If you’re a homeowner looking to finance a home-remodeling project, consolidate credit card debt, and/or pay for big-ticket purchases, you may want to weigh the benefits offered by a Home Equity Line of Credit, or HELOC. A HELOC is a unique type of loan which allows you to borrow money from a lender based on your home’s equity, or the value of your home compared to the dollar amount of your existing mortgage. Below, we’ll explore HELOCs and how to determine if they are right for you.
What Is a HELOC?
A HELOC is a line of credit, or amount of money a financial institution agrees to lend you, based on the equity you have in your home. This equity, or the difference between the fair market value of your home and the remaining balance you owe on your mortgage, serves as the collateral, or asset you offer the lender as security, in exchange for the HELOC.
Unlike a first mortgage, which provides a fixed-dollar amount to fund the initial purchase of a home, a HELOC, or second mortgage, helps current homeowners use the equity they have built in their home to fund other purchases via a flexible line of credit. When using a HELOC, you are under no obligation to take the maximum allowable loan amount.
For example, if you qualify for a $50,000 HELOC, but decide only to use $20,000 of these funds, you only pay interest on the borrowed amount, not the total. As you repay the balance of the HELOC, you replenish the amount of available credit you may access.
The way you spend the HELOC funds (accessed through specially-issued checks tied to your HELOC account) is entirely up to you. However, if used to finance home improvements, the interest you pay on the loan may be tax deductible (consult your tax advisor).
Factors to Consider When Determining If a HELOC Is Right for You
While a HELOC offers a flexible way to unlock funds from the equity in your home, it’s important to do your homework to determine if it is the right choice for your financial circumstances. When considering a HELOC, and shopping for a lender, understand features including:
- Draw periods: During this term, also known as the borrowing period, you may spend, or “draw” funds from a HELOC to pay for expenses as you see fit. This period may range from five to 10 years, based on the lender. Once it concludes, you may no longer spend funds from the HELOC.
- Repayment periods: At the conclusion of the draw period, the repayment period—or period where you pay back both the funds you used and accumulated interest—begins.
- Interest rates: Interest rates for a HELOC vary among lenders but are generally lower than you would pay on a credit card. Many lenders offer either a fixed interest rate (which remains the same throughout the loan) or a variable interest rate (fluctuates based on changes initiated by the Federal Reserve).
- Credit line amounts: This total loan amount is determined based on the equity in your home as well as your current financial health according to your credit score, income, debts, assets and other factors.
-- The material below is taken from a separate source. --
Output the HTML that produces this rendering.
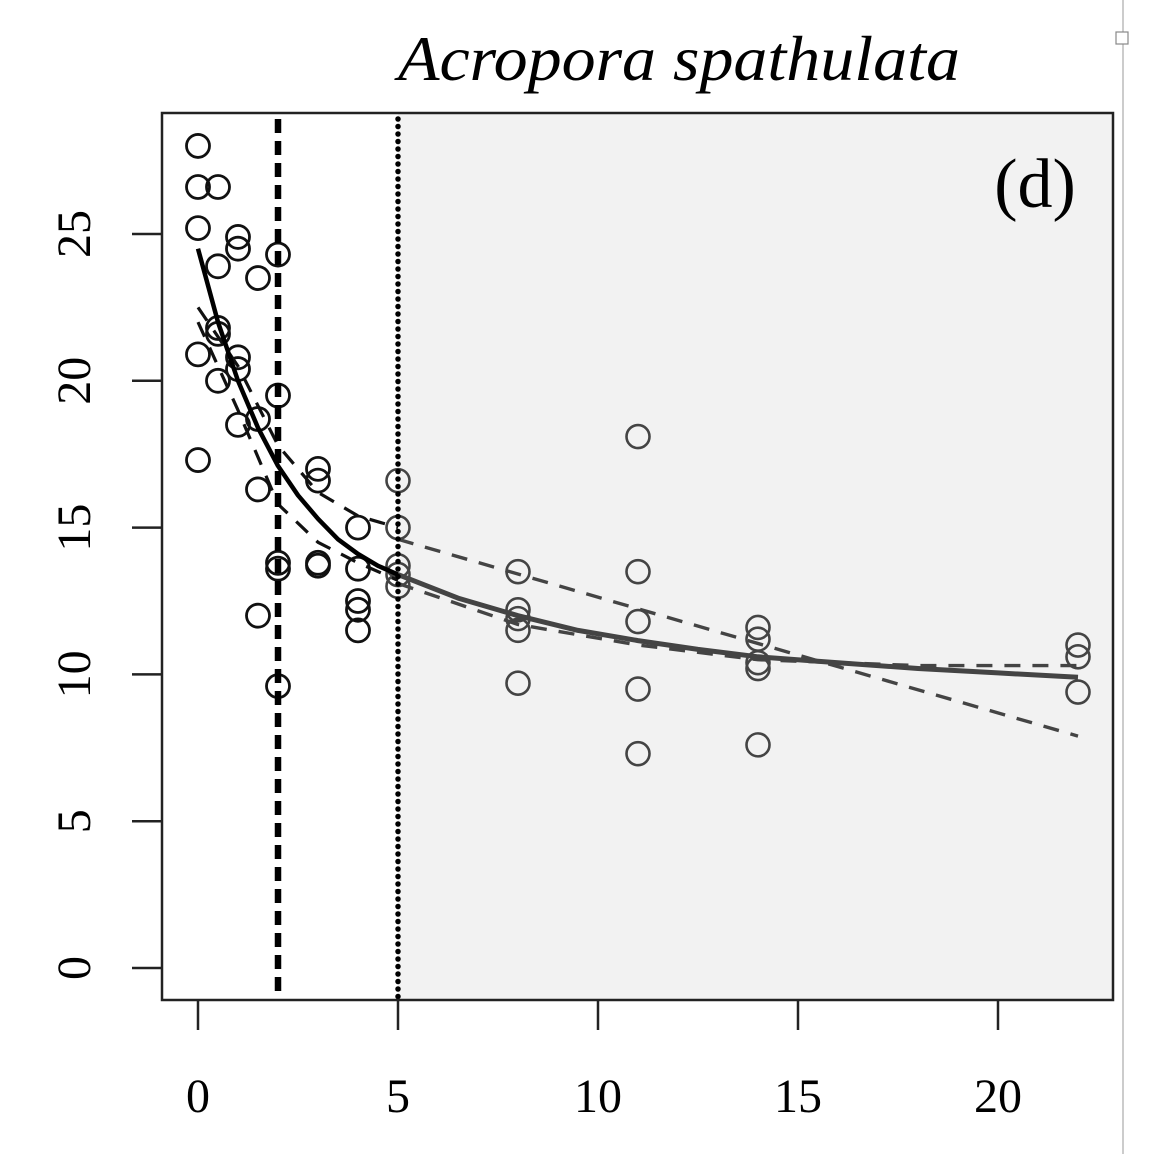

Most lenders limit maximum HELOC lines of credit to around 80 percent of your home equity.
Costs Associated with HELOCs
Before starting the application process, it is important to understand the costs and fees often associated with a HELOC. These vary widely based on your financial institution, but may include items such as:
- Transaction fees: Each time you use the funds in a HELOC to pay for expenses, you may incur a small transaction fee.
- Inactivity fees: Some lenders charge if you do not access the funds in your HELOC for a given period of time, typically in excess of one year or more.
- Minimum withdrawals: Some lenders also apply minimum dollar amounts for draws against your HELOC.
- Annual fees: Financial institutions may also charge a small annual fee to cover the administrative costs associated with maintaining your line of credit.
HELOC Repayment Variations
Lenders may present you with choices on how you wish to repay the funds used in a HELOC. These include:
- Interest-only draw period: This option allows you to make monthly payments during the draw period to repay the accumulated interest on the draw amount. By using this method, you can keep your initial payments lower during the draw period. Once the draw period is over and you transition to the repayment period, you will make payments covering the amount you borrowed (the principle), as well as the interest which accumulated.
- Draw period with interest and principal: Choosing this option will help you repay the HELOC at an accelerated pace. Similar to a first mortgage, your monthly payment is a combination of both the principal and interest.
Applying for a HELOC
The process of applying for a HELOC is similar to what you likely experienced when applying for your home mortgage. Initially, you will complete and submit an application online. Then, for verification purposes, you may also need to provide documents including:
- Most recent tax returns
- Recent pay statement from your employer
- Mortgage documentation
- Financial institution statements for your checking and savings accounts
- Credit card bills
- Lists of money market accounts
You’ll also need to factor in a range of closing costs for your HELOC such as appraisal fees, attorney fees, origination fees, and application fees.
Overall, HELOCs can offer homeowners a flexible option to help pay for big-ticket items or consolidate high-interest debt. Be sure to understand the features, as well as any associated costs and fees, before finding the one right for you.